Sans Other Orba 8 is a very bold, very wide, monoline, upright, normal x-height font visually similar to 'Imagine Font' by Jens Isensee (names referenced only for comparison).
Keywords: headlines, posters, logos, game ui, branding, techno, industrial, arcade, futuristic, mechanical, impact, tech branding, retro-future, systematic geometry, geometric, modular, angular, octagonal, stencil-like.
A heavy, geometric display sans built from modular, rectilinear strokes with frequent 45° corner cuts and octagonal counters. Forms are predominantly squared and compact, with generous internal cutouts that keep letters open despite the dense black mass. Diagonals appear as crisp chamfers rather than curves, and several glyphs incorporate notched terminals and inset bars that create a slightly segmented, stencil-like construction. Uppercase and lowercase share a strongly unified skeleton, with single-storey lowercase forms and a largely boxy, engineered rhythm across text.

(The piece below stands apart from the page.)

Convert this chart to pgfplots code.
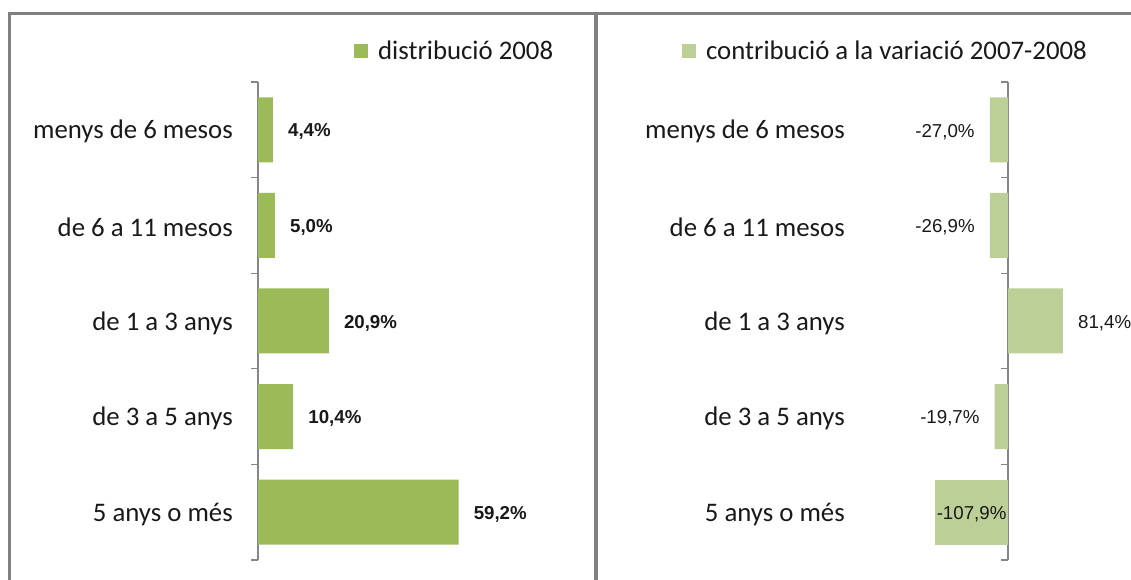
\documentclass[border=0pt]{standalone}
\usepackage{pgfplots}
\pgfplotsset{compat=1.18}
\usepackage{fontspec}
\setmainfont{Carlito}
\newfontfamily\labfont{Liberation Sans}
\definecolor{olive}{RGB}{155,187,89}
\definecolor{olivelt}{RGB}{187,207,151}
\definecolor{axgray}{RGB}{134,134,134}
\definecolor{framegray}{RGB}{128,128,128}
\definecolor{ink}{RGB}{25,25,25}
\newcommand\catfont{\fontsize{26.8bp}{31bp}\selectfont}
\newcommand\valfont{\labfont\fontsize{18.7bp}{22bp}\selectfont}
\pgfplotsset{
  panel/.style={scale only axis,height=478bp,ymin=-0.5,ymax=4.5,clip=false,
    axis x line=none,xtick=\empty,
    ytick={0,...,4},
    yticklabels={5 anys o més,de 3 a 5 anys,de 1 a 3 anys,de 6 a 11 mesos,menys de 6 mesos},
    minor ytick={-0.5,0.5,...,4.5},
    major tick length=0pt,minor tick length=7bp,tick align=outside,
    tick style={axgray,line width=1.3bp},
    y axis line style={draw=axgray,line width=1.3bp,-},
    yticklabel style={anchor=east,inner sep=0pt,font=\catfont,text=ink,yshift=-2bp},
    xbar,bar width=65bp,bar shift=0pt,
    point meta=x,
    /pgf/number format/assume math mode=true,
    nodes near coords={\pgfmathprintnumber[fixed,fixed zerofill,precision=1,use comma]{\pgfplotspointmeta}\%},
    nodes near coords align=horizontal,
    every node near coord/.append style={font=\valfont,text=ink,inner xsep=15bp,yshift=-2bp},
    legend image code/.code={\fill[##1] (0bp,-7bp) rectangle (14bp,7bp);\path (22bp,0bp);},
    legend style={draw=none,fill=none,anchor=west,inner sep=0pt,font=\catfont,text=ink},
  },
}
\begin{document}
\begin{tikzpicture}
\useasboundingbox (0,0) rectangle (1131bp,580bp);
\clip (0,0) rectangle (1131bp,580bp);
\draw[framegray,line width=2.6bp] (9.5bp,-5bp) -- (9.5bp,566.5bp) -- (1140bp,566.5bp);
\draw[framegray,line width=4.5bp] (596bp,-5bp) -- (596bp,566.5bp);

\begin{axis}[panel,at={(258bp,20bp)},anchor=south west,width=332bp,
  xmin=0,xmax=98,axis y line*=left,
  yticklabel style={xshift=-25bp},
  every node near coord/.append style={font=\valfont\bfseries},
  legend style={at={(axis description cs:0.289,1.065)}}]
\addplot[fill=olive,draw=none] coordinates {(59.2,0) (10.4,1) (20.9,2) (5.0,3) (4.4,4)};
\legend{distribució 2008}
\end{axis}

\begin{axis}[panel,at={(873bp,20bp)},anchor=south west,width=256.5bp,
  xmin=-200,xmax=180,axis y line*=middle,
  yticklabel style={xshift=-163bp},
  legend style={at={(axis description cs:-0.745,1.065)}}]
\addplot[fill=olivelt,draw=none] coordinates {(-19.7,1) (81.4,2) (-26.9,3) (-27.0,4)};
\addplot[fill=olivelt,draw=none,
  every node near coord/.append style={anchor=center,xshift=36.4bp,inner xsep=0pt}]
  coordinates {(-107.9,0)};
\legend{contribució a la variació 2007-2008}
\end{axis}
\end{tikzpicture}
\end{document}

Best suited to display settings where impact and a tech-forward voice are desired: headlines, posters, game or arcade-themed interfaces, packaging accents, and compact logo or wordmark explorations. It can work for short blocks of text when generous tracking and line spacing are used, but it reads strongest in titles and large sizes.
The overall tone is bold and machine-made, evoking digital interfaces, arcade cabinetry, sci‑fi signage, and industrial labeling. Its sharp angles and modular logic feel technical and assertive, with a playful retro-futurist edge when set in longer lines.
The design appears intended to translate a modular, industrial geometry into a versatile display alphabet—prioritizing strong silhouettes, crisp corner logic, and a consistent techno rhythm that stays recognizable across caps, lowercase, and figures.
Counters tend toward rectangular apertures, and many joins are resolved by consistent corner clipping, giving a tight, armored silhouette. The numerals match the same octagonal geometry and blocky segmentation, supporting cohesive titling and UI-style callouts.